The original poster laid it bare: "Whoever said Tencent is an angel investor that only gives money without meddling — how naive can you be? They swap out your entire C-suite, install their own people, and slowly morph your R&D independence into 'Tencent's shape.'" Several commenters chimed in to point out the obvious distinction between investing in a company and outright acquiring it — once you own it, management reshuffles are standard operating procedure.

Interestingly, the comment section wasn't uniformly doom-and-gloom. Some players actually welcomed the change, arguing that Tencent's involvement might be better than the previous management's chaos. One commenter went so far as to say that "even a problematic Tencent is better than having the old leadership use games as a personal philosophy showcase." The OP even admitted the original Wangyuan executives were no angels either — their reckless investments led to Gujian 4 development hell, and without Tencent's marketing muscle, the franchise might have already died in obscurity.

But the real source of dread in the community wasn't about the management shuffle itself — it was a chilling déjà vu with what happened to Xian Jian (仙剑, Sword and Fairy). That once-iconic franchise was milked bone-dry through endless gacha mobile spinoffs, and players are terrified Gujian is next in line.

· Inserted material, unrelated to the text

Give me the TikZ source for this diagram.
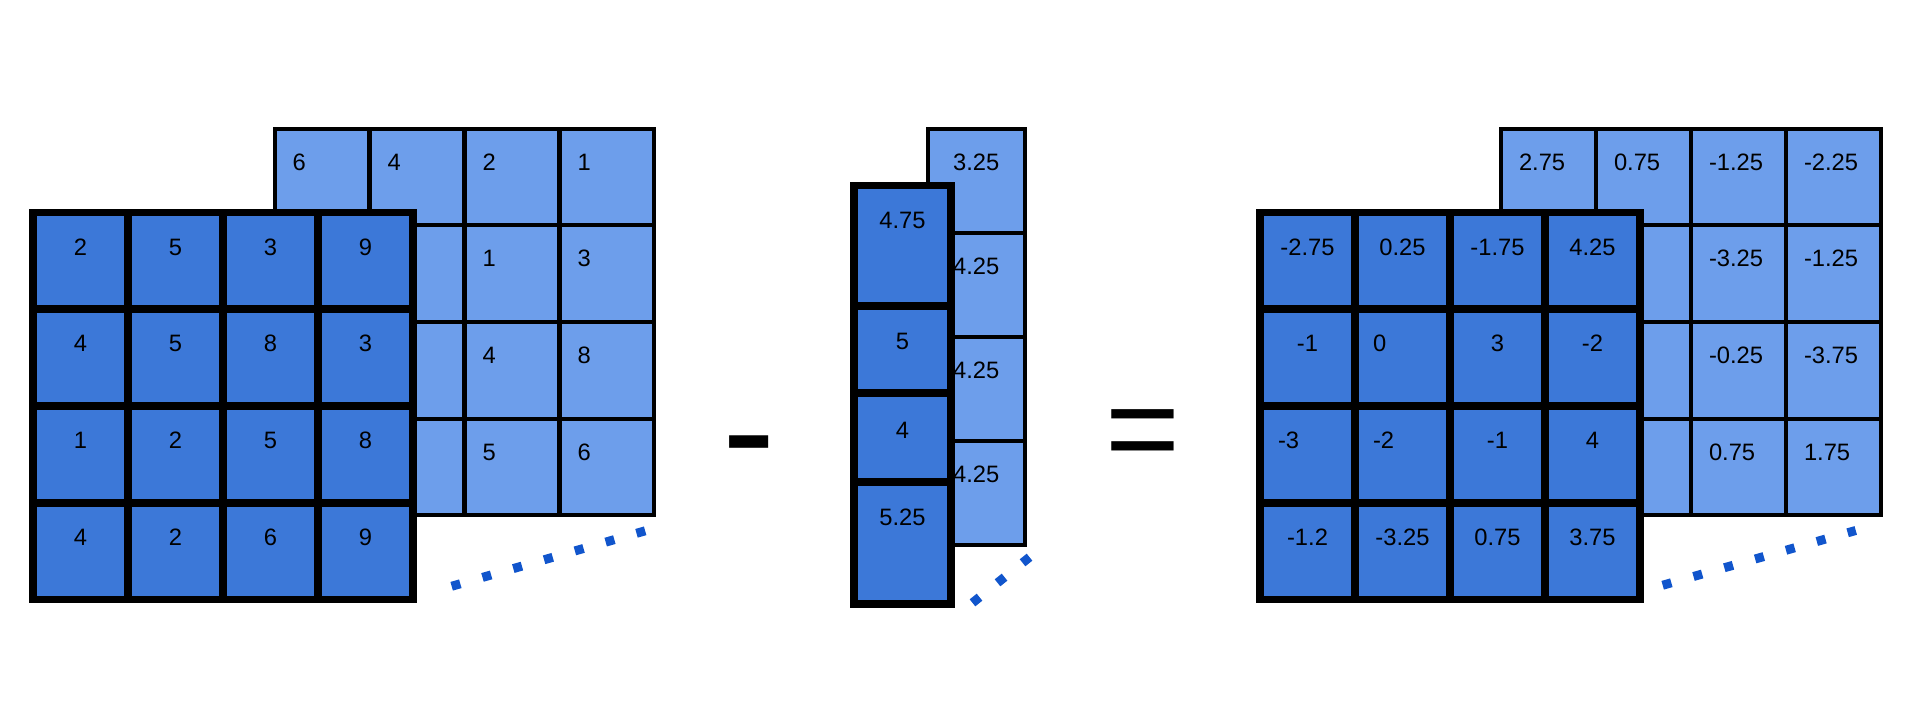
\documentclass[tikz,border=0pt]{standalone}
\usepackage{fontspec}
\setmainfont{Liberation Sans}
\definecolor{frontblue}{HTML}{3C78D8}
\definecolor{backblue}{HTML}{6D9EEB}
\definecolor{dotblue}{HTML}{1155CC}

\begin{document}
\begin{tikzpicture}[x=0.02cm,y=-0.02cm]
\tikzstyle{every node}=[rectangle, inner sep=0pt, outer sep=0pt, font=\fontsize{13.5}{16}\selectfont]
\tikzstyle{back}=[draw, line width=0.08cm, fill=backblue, minimum width=1.9cm, minimum height=1.935cm, text height=0.5cm, text depth=0.775cm]
\tikzstyle{front}=[back, line width=0.15cm, fill=frontblue, text depth=0.735cm]
\tikzstyle{lft}=[text width=1.18cm, align=left]
\tikzstyle{etcdots}=[draw=dotblue, line width=0.18cm, dash pattern=on 0.18cm off 0.461cm]
\useasboundingbox (0,0) rectangle (1920,727);
% left: input, back layer
\draw (322,176.875) node (lb11) [back,lft] {6};
\draw (417,176.875) node (lb12) [back,lft] {4};
\draw (512,176.875) node (lb13) [back,lft] {2};
\draw (607,176.875) node (lb14) [back,lft] {1};
\draw (322,273.625) node (lb21) [back] {};
\draw (417,273.625) node (lb22) [back] {};
\draw (512,273.625) node (lb23) [back,lft] {1};
\draw (607,273.625) node (lb24) [back,lft] {3};
\draw (322,370.375) node (lb31) [back] {};
\draw (417,370.375) node (lb32) [back] {};
\draw (512,370.375) node (lb33) [back,lft] {4};
\draw (607,370.375) node (lb34) [back,lft] {8};
\draw (322,467.125) node (lb41) [back] {};
\draw (417,467.125) node (lb42) [back] {};
\draw (512,467.125) node (lb43) [back,lft] {5};
\draw (607,467.125) node (lb44) [back,lft] {6};
% left: input, front layer
\draw (80.5,260.875) node (lf11) [front] {2};
\draw (175.5,260.875) node (lf12) [front] {5};
\draw (270.5,260.875) node (lf13) [front] {3};
\draw (365.5,260.875) node (lf14) [front] {9};
\draw (80.5,357.625) node (lf21) [front] {4};
\draw (175.5,357.625) node (lf22) [front] {5};
\draw (270.5,357.625) node (lf23) [front] {8};
\draw (365.5,357.625) node (lf24) [front] {3};
\draw (80.5,454.375) node (lf31) [front] {1};
\draw (175.5,454.375) node (lf32) [front] {2};
\draw (270.5,454.375) node (lf33) [front] {5};
\draw (365.5,454.375) node (lf34) [front] {8};
\draw (80.5,551.125) node (lf41) [front] {4};
\draw (175.5,551.125) node (lf42) [front] {2};
\draw (270.5,551.125) node (lf43) [front] {6};
\draw (365.5,551.125) node (lf44) [front] {9};
% middle: means
\draw (976.25,180.55) node (mb1) [back, minimum width=1.93cm, minimum height=2.082cm, text depth=0.902cm] {3.25};
\draw (976.25,284.65) node (mb2) [back, minimum width=1.93cm, minimum height=2.082cm, text depth=0.902cm] {4.25};
\draw (976.25,388.75) node (mb3) [back, minimum width=1.93cm, minimum height=2.082cm, text depth=0.902cm] {4.25};
\draw (976.25,492.85) node (mb4) [back, minimum width=1.93cm, minimum height=2.082cm, text depth=0.902cm] {4.25};
\draw (902.5,245.75) node (mf1) [front, minimum width=1.94cm, minimum height=2.41cm, text depth=1.19cm] {4.75};
\draw (902.5,349.5) node (mf2) [front, minimum width=1.94cm, minimum height=1.74cm, text depth=0.5cm] {5};
\draw (902.5,437.5) node (mf3) [front, minimum width=1.94cm, minimum height=1.78cm, text depth=0.46cm] {4};
\draw (902.5,543) node (mf4) [front, minimum width=1.94cm, minimum height=2.44cm, text depth=1.22cm] {5.25};
% right: result, back layer
\draw (1548.5,176.875) node (rb11) [back,lft] {2.75};
\draw (1643.5,176.875) node (rb12) [back,lft] {0.75};
\draw (1738.5,176.875) node (rb13) [back,lft] {-1.25};
\draw (1833.5,176.875) node (rb14) [back,lft] {-2.25};
\draw (1548.5,273.625) node (rb21) [back] {};
\draw (1643.5,273.625) node (rb22) [back] {};
\draw (1738.5,273.625) node (rb23) [back,lft] {-3.25};
\draw (1833.5,273.625) node (rb24) [back,lft] {-1.25};
\draw (1548.5,370.375) node (rb31) [back] {};
\draw (1643.5,370.375) node (rb32) [back] {};
\draw (1738.5,370.375) node (rb33) [back,lft] {-0.25};
\draw (1833.5,370.375) node (rb34) [back,lft] {-3.75};
\draw (1548.5,467.125) node (rb41) [back] {};
\draw (1643.5,467.125) node (rb42) [back] {};
\draw (1738.5,467.125) node (rb43) [back,lft] {0.75};
\draw (1833.5,467.125) node (rb44) [back,lft] {1.75};
% right: result, front layer
\draw (1307.5,260.875) node (rf11) [front] {-2.75};
\draw (1402.5,260.875) node (rf12) [front] {0.25};
\draw (1497.5,260.875) node (rf13) [front] {-1.75};
\draw (1592.5,260.875) node (rf14) [front] {4.25};
\draw (1307.5,357.625) node (rf21) [front] {-1};
\draw (1402.5,357.625) node (rf22) [front,lft] {0};
\draw (1497.5,357.625) node (rf23) [front] {3};
\draw (1592.5,357.625) node (rf24) [front] {-2};
\draw (1307.5,454.375) node (rf31) [front,lft] {-3};
\draw (1402.5,454.375) node (rf32) [front,lft] {-2};
\draw (1497.5,454.375) node (rf33) [front] {-1};
\draw (1592.5,454.375) node (rf34) [front] {4};
\draw (1307.5,551.125) node (rf41) [front] {-1.2};
\draw (1402.5,551.125) node (rf42) [front] {-3.25};
\draw (1497.5,551.125) node (rf43) [front] {0.75};
\draw (1592.5,551.125) node (rf44) [front] {3.75};
% signs
\draw (722.9,484.1) node (minus) [anchor=base west, font=\fontsize{91}{91}\selectfont] {-};
\draw (1105.2,472.3) node (equals) [anchor=base west, font=\fontsize{73}{73}\selectfont] {=};
% more channels
\coordinate (ldots1) at (451.67,586.24);
\coordinate (ldots2) at (645.33,530.76);
\coordinate (mdots1) at (972.49,602.81);
\coordinate (mdots2) at (1029.51,557.19);
\coordinate (rdots1) at (1662.67,585.23);
\coordinate (rdots2) at (1855.73,530.47);
\draw[etcdots] (ldots1) -- (ldots2);
\draw[etcdots] (mdots1) -- (mdots2);
\draw[etcdots] (rdots1) -- (rdots2);
\end{tikzpicture}
\end{document}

One highly upvoted comment captured the anxiety perfectly: the fear is that Tencent will churn out five 'Gujian XX Fantasy' gacha games in three years, completely drain the IP's goodwill, then launch its own competing product and leave Gujian for dead. Another player put it in even more colorful terms, comparing Xian Jian to "a young widow who's gotten used to entertaining guests" — a grim metaphor for a beloved franchise being forced into exploitative monetization. Now, they say, it's Gujian's turn.

Then there's the painful double bind laid out by one commenter who cut straight to the bone: "Wangyuan had no money, so Gujian 4 couldn't be made. Tencent has money, but Tencent can't make games. Gujian 4 is done for." Another veteran commenter exposed Tencent's classic playbook: "What's truly disgusting about Tencent is that they buy domestic distribution rights just to shelve them, preventing those titles from cannibalizing their existing revenue streams."

Some players pinned their hopes on Black Myth: Wukong as a potential game-changer — the logic being that if Wukong proves Chinese single-player AAA games can sell millions, Tencent might be persuaded to greenlight Gujian 4 with proper resources. A desperate Hail Mary, sure, but one commenter framed it as a 'dead horse treated as a live horse' situation — if you truly hate seeing the franchise wasted, maybe Tencent's resources, however clumsy, are the only shot left.

The situation for Ash Echoes (白荆回廊, another title under Wangyuan's umbrella) is equally precarious. The OP noted the game's future is uncertain, and perceptive commenters pointed out that Ash Echoes directly competes with some of Tencent's own products — meaning there's zero chance Tencent will let it grow freely. The entire Wangyuan game portfolio now lives or dies by Tencent's strategic priorities.

Capital never makes charitable investments. As the OP so eloquently put it in their parting shot: "Do you really think Tencent parachuted in executives out of love? It's all about the bottom line." The future of the Gujian IP will be dictated not by player passion or creative vision, but by Tencent's quarterly earnings reports. Grab your popcorn, folks — this trainwreck is just getting started.